Oberender and colleagues conducted a national, multicenter study using a data subset from the binational Australian and New Zealand pediatric intensive care registry, which included 200,000 medical records with contributions from all eight Australian specialist, university-affiliated ICUs, as well as one neonatal pediatric ICU and 14 adult ICUs. The study period lasted from Jan. 1, 2015, through June 30, 2021.
Of 64,145 patients aged 17 years and younger identified through the registry, 813 children and adolescents (median age, 15.1 years; 67.7% girls) were admitted to the ICU for deliberate self-harm.

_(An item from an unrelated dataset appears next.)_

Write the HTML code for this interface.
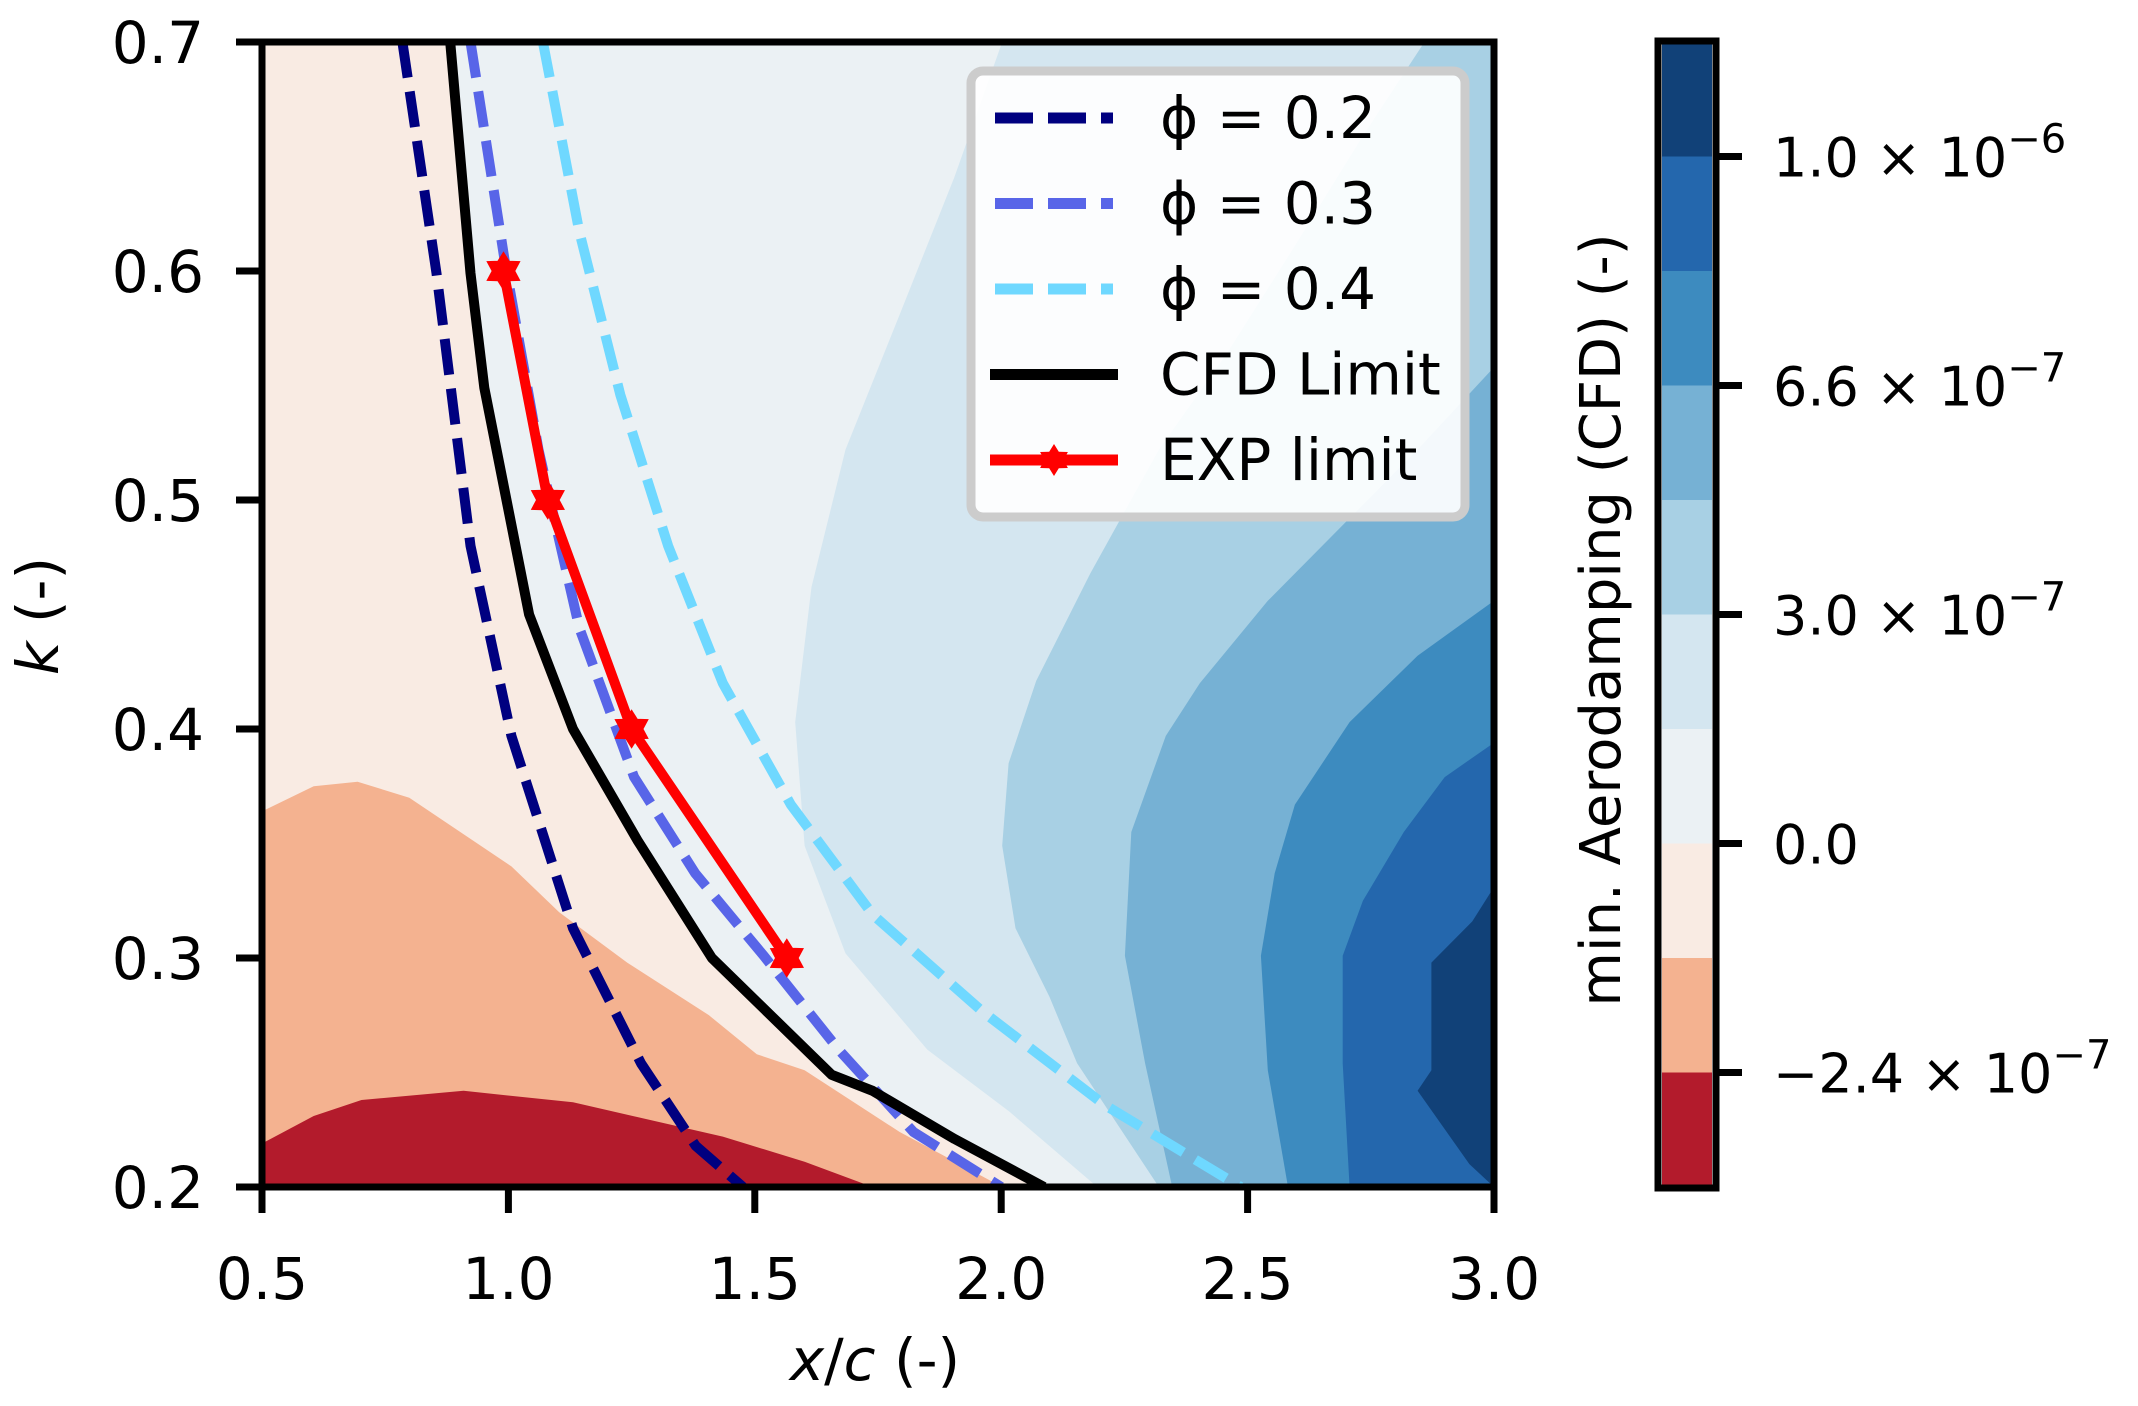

At the onset of the pandemic, monthly incidence of deliberate self-harm admissions increased from 7.2 admissions per 1 million children and adolescents in March 2020 to a peak of 11.4 admissions by August 2020 (OR of deliberate self-harm ICU admissions on or after vs. before March 2020 = 4.84; 95% CI, 1.09-21.53).
Conversely, the rate of all-cause ICU admissions per 1 million children and adolescents decreased from a monthly median of 150.9 to 91.7 in April 2020.
According to Oberender, the study did not identify factors that may have caused the rise in deliberate self-harm among pediatric ICU admissions.
“We did not make comparisons with jurisdictions around the world that had less robust approaches to public health but experienced the stresses and burdens associated with high rates of COVID-related disease and death,” he said.